Special Needs Housing (SNH) – Housing provided for those who may be disadvantaged, i.e. elderly, disabled, homeless, etc.

Special Protection Areas (SPA) – These are areas that have been identified as being of international importance for the breeding, feeding, wintering or the migration of rare and vulnerable species of birds. These areas are defined by regulation 15 of the Conservation of Habitats and Species Regulations 2017.

Statement of Community Involvement (SCI) – This statement details the involvement of the community in the preparation and alteration of local development document, such as Local Plans.

Subservient – This is a term used to describe an extension to a dwelling that is of a smaller scale and is respectful to an existing dwelling to which it is attached.

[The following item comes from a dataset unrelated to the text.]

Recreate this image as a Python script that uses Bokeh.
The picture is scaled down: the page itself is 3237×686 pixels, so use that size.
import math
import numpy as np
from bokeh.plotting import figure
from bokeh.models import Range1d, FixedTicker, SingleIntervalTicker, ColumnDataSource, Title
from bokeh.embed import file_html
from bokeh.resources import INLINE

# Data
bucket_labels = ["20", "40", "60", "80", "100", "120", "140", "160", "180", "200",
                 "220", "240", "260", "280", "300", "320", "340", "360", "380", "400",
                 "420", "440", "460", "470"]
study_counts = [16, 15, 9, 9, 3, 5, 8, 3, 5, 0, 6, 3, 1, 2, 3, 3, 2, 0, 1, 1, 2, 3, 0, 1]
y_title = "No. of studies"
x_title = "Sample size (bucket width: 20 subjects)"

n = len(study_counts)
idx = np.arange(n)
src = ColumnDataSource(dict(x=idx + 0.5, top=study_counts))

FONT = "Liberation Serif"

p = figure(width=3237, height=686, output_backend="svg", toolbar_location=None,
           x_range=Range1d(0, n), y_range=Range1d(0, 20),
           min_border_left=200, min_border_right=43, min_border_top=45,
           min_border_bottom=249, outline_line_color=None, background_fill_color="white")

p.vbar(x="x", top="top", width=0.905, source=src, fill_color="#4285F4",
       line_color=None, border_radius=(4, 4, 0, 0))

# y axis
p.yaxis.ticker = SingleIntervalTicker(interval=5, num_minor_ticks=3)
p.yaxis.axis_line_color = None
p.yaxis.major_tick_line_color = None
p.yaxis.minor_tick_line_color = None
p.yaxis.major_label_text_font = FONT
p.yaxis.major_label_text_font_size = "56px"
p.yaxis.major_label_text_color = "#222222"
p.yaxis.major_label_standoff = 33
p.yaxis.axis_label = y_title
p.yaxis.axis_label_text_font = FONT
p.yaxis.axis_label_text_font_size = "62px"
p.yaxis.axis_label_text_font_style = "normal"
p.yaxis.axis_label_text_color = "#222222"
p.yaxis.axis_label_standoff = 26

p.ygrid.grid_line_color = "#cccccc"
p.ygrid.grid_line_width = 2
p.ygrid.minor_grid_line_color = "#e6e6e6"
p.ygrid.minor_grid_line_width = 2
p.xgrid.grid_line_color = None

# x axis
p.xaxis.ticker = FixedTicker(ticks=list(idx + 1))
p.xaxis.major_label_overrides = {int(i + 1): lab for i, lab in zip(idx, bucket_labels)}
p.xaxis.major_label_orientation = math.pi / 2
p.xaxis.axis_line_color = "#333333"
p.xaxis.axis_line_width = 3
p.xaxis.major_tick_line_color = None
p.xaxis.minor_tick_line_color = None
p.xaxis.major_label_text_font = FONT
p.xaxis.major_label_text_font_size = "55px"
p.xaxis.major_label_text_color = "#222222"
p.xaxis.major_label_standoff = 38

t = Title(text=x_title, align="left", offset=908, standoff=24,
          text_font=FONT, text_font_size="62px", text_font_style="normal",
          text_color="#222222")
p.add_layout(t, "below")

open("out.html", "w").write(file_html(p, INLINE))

Supplementary Planning Documents (SPD) – These are documents produced by Councils; they provide further detail to the policies within a Development Plan. SPDs are also used to give guidance on particular issues, including design, and can be considered as part of the application process.

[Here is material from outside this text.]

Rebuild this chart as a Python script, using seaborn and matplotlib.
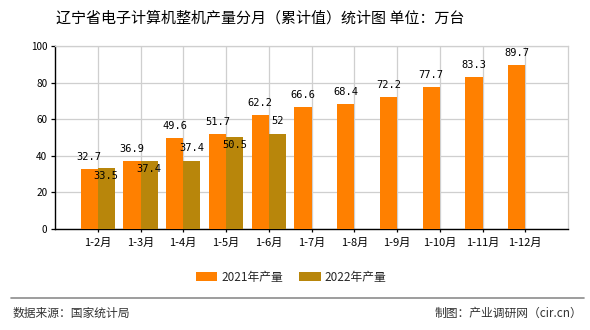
import numpy as np
import pandas as pd
import matplotlib
matplotlib.use("Agg")
import matplotlib.pyplot as plt
import seaborn as sns

# Cumulative monthly output of complete computers, Liaoning (10k units)
months = ["1-2月", "1-3月", "1-4月", "1-5月", "1-6月", "1-7月",
          "1-8月", "1-9月", "1-10月", "1-11月", "1-12月"]
output_2021 = [32.7, 36.9, 49.6, 51.7, 62.2, 66.6, 68.4, 72.2, 77.7, 83.3, 89.7]
output_2022 = [33.5, 37.4, 37.4, 50.5, 52]
series_names = ["2021年产量", "2022年产量"]
y_ticks = [0, 20, 40, 60, 80, 100]

# Where each 2022 value label sits relative to its bar top
label_side_2022 = ["below", "below", "above", "below", "above"]

colors = ["#FF8000", "#B8860B"]

sns.set_theme(style="white")
plt.rcParams["font.family"] = ["Noto Sans CJK SC", "DejaVu Sans"]

rows = []
for m, v in zip(months, output_2021):
    rows.append({"month": m, "value": v, "series": series_names[0]})
for m, v in zip(months, output_2022):
    rows.append({"month": m, "value": v, "series": series_names[1]})
df = pd.DataFrame(rows)

fig = plt.figure(figsize=(5.9, 3.3), dpi=100)
ax = fig.add_axes([55 / 590, 1 - 229 / 330, 513 / 590, 183 / 330])

sns.barplot(data=df, x="month", y="value", hue="series", order=months,
            hue_order=series_names, palette=colors, width=0.8, gap=0,
            saturation=1, errorbar=None, ax=ax, legend=True, zorder=3,
            linewidth=0, edgecolor="none")

ax.set_xlim(-1, 11)
ax.set_ylim(0, 100)
ax.set_yticks(y_ticks)
ax.set_xlabel("")
ax.set_ylabel("")

ax.grid(True, axis="both", color="#CFCFCF", linewidth=0.9, zorder=0)
ax.set_axisbelow(True)
for side in ["top", "right"]:
    ax.spines[side].set_color("#CFCFCF")
    ax.spines[side].set_linewidth(0.9)
for side in ["left", "bottom"]:
    ax.spines[side].set_color("black")
    ax.spines[side].set_linewidth(1.0)

ax.tick_params(axis="y", direction="out", length=3, width=0.9, color="black",
               labelsize=7.2, pad=2.5, left=True)
ax.tick_params(axis="x", direction="out", length=2.5, width=0.9, color="black",
               labelsize=8, pad=4, bottom=True)
for lbl in ax.get_xticklabels() + ax.get_yticklabels():
    lbl.set_color("black")

# Value labels
mono = dict(family="DejaVu Sans Mono", fontsize=7.5, color="black",
            ha="center", va="center", zorder=5)
for bar, v in zip(ax.containers[0], output_2021):
    ax.annotate(f"{v:g}", (bar.get_x() + bar.get_width() / 2, v),
                xytext=(0, 12), textcoords="offset pixels", **mono)
for bar, v, side in zip(ax.containers[1], output_2022, label_side_2022):
    dy = 12.5 if side == "above" else -8.5
    ax.annotate(f"{v:g}", (bar.get_x() + bar.get_width() / 2, v),
                xytext=(0, dy), textcoords="offset pixels", **mono)

# Legend below the plot
handles, labels = ax.get_legend_handles_labels()
ax.get_legend().remove()
fig.legend(handles, labels, loc="center", bbox_to_anchor=(291 / 590, 1 - 277 / 330),
           ncol=2, frameon=False, fontsize=8.5, handlelength=1.8,
           handleheight=0.85, handletextpad=0.35, columnspacing=1.4)

# Title
fig.text(260 / 590, 1 - 18 / 330, "辽宁省电子计算机整机产量分月（累计值）统计图 单位：万台",
         ha="center", va="center", fontsize=10.8, color="black")

# Footer separator and source notes
fig.add_artist(plt.Line2D([11 / 590, 584 / 590], [1 - 298 / 330, 1 - 298 / 330],
                          color="#8C8C8C", linewidth=1.2))
fig.text(13 / 590, 1 - 313 / 330, "数据来源：国家统计局", ha="left", va="center",
         fontsize=8.5, color="#333333")
fig.text(582 / 590, 1 - 313 / 330, "制图：产业调研网（cir.cn）", ha="right", va="center",
         fontsize=8.5, color="#333333")

fig.savefig("out.png", dpi=100)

Supplementary Planning Guidance (SPG) – Similar to a SPDs, SPGs cover issues in order to provide further detail on policies and proposals.

Sustainability Appraisal (including Environmental Appraisal) – An appraisal of the social, economic and environmental effects of a development plan, prepared at the beginning of the plan making process.

Tree Preservation Order (TPO) – Trees that are covered by a TPO are protected for their amenity value, i.e. their removal would have a significant negative impact on the local environment and its enjoyment by the public. Works to protected trees require consent.

Unauthorised Development – This is development that has taken place without planning permission. Unauthorised development is at risk of enforcement action.

Unitary Development Plan (UDP) – A development plan produced by a metropolitan or unitary authority. There are few ‘UDPs’ remaining across England.

Use Classes Order (UCO) – This relates to the categorisation of certain ‘uses’ to which land and buildings are used for. The legislation relating to this is the Town and Country Planning (Use Classes) Order 1987, which includes a schedule outlining the various different ‘use classes’.

Vernacular Building – A building based on traditional or regional design forms.

White Land – This is land, including buildings, which is not specifically allocated within a development plan and where it is intended that the existing uses shall remain largely unaltered.

Windfall Site – A site for development not specifically identified in the development plan.